Several proposed new laws and regulations would require investment firms and advisors to report on, and prevent, the abuse of seniors.

The proposals, designed to address a growing number of financial-exploitation cases, would make it easier for the industry to report abuse and delay disbursement of funds in such cases.

State eldercare officials want more cooperation from financial firms in identifying victims and their assets. At the same time, financial institutions worry about violating privacy provisions in reporting abuse and hesitate to stop disbursements without court-ordered account freezes.

“There’s a risk of being sued by the account holder … particularly if [a firm’s] suspicions about abuse don’t pan out,” said Judith Shaw, Maine securities administrator and president of the North American Securities Administrators Association (NASAA).

A model state law, developed by NASAA, would allow a 10-day hold on disbursements when firms and individual advisors reasonably believe financial exploitation of an investor 60 years of age or older is taking place. 

Additionally, government agencies would gain broader access to firms’ records in such cases.

Even when they report cases, many financial institutions currently will not provide financial records to protective-service authorities, said Kathleen Quinn, executive director of the National Adult Protective Association, which supports the model law.

“They say it’s because of federal privacy laws,” Quinn said.

Importantly, the model act would also require reporting by advisors and firms to authorities when they see cases of suspected abuse—an idea the securities industry opposes.

Comments on the state law proposal closed last month.

In a related action, Finra last month asked for comment on a proposed new rule that would permit supervisors and compliance people to put temporary 15-day holds on disbursements from accounts owned by people age 65 and older (or otherwise impaired) when financial exploitation is suspected.

Comments on the Finra proposal, Regulatory Notice 15-37, are due November 30.

The Finra plan would allow “enough time to do an investigation, get into court, and really protect” the investor, said Wendy Cappelletto, supervising attorney in the office of the public guardian for Cook County, Ill.

On the Congressional front, senators Susan Collins (R-Maine) and Claire McCaskill (D-Mo.), introduced a bill in October that would provide immunity from federal privacy violations for financial institutions and advisors who report suspected abuse to regulators or adult protective services agencies.

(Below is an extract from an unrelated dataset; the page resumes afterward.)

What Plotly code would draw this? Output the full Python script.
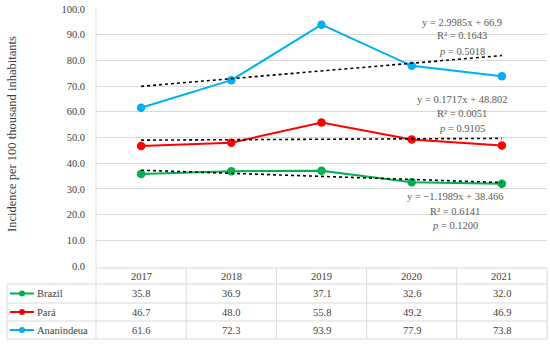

Disagreements Emerge On Details  

Although the industry and regulators agree on the need to protect the swelling number of vulnerable seniors, they disagree on some of the details in the proposals.

Under the state model law, for example, a firm or advisor would be required to notify state regulators and adult protective services departments of any suspected abuse.

“Getting that into the hands of someone who can do something about it is important,” NASAA's Shaw said.

The Securities Industry and Financial Markets Association (SIFMA), which has been working with a number of states individually in combating financial exploitation, does not like the idea of mandatory reporting. Neither does the Financial Services Institute.

In many states, adult protective services agencies don’t have the resources to handle the thousands of reports that would be generated with mandated reporting, SIFMA  said in a comment letter to NASAA. The trade group estimated that up to half of all suspected cases turn out to be false positives.

State protective-services agencies, on the other hand, support mandatory reporting.

In states where reporting elder abuse is mandatory, usually by banks, “that’s really helped a lot … because [firms] have so much information” about assets that may need protecting, Quinn said.

SIFMA also wants state regulators to drop a proposed requirement to have individual advisors report abuse. The trade group wants that duty left up to firms.

A requirement on individuals would duplicate reporting and force registered reps and investment advisor representatives to circumvent reporting procedures at their firms, SIFMA says.

The trade group also wants more protections beyond the state-proposed 10-day hold period, absent a court order to freeze assets.

State elder authorities say they understand those liability concerns, but feel the industry may be overly fearful.

“In the 17 years I’ve been in this role, I’ve never seen a bank or financial institution sued for freezing [assets] or reporting” abuse, said Cappelletto of the Cook County public guardian’s office.

“But I have seen them sued for not taking action,” she said. “When you’re a deep pocket, and you allow money to go out [to an exploiter], that’s where they get in trouble.”

Despite some differences over the details, all the players support state and federal efforts to make it easier to report and stop exploitation.

SIFMA is encouraging policymakers to harmonize rules as much as possible and develop a single portal to handle reporting to the numerous local protective agencies.

“I think there’s a high likelihood we can get something integrated that will work well to protect senior clients,” said Marin Gibson, an associate general counsel at SIFMA.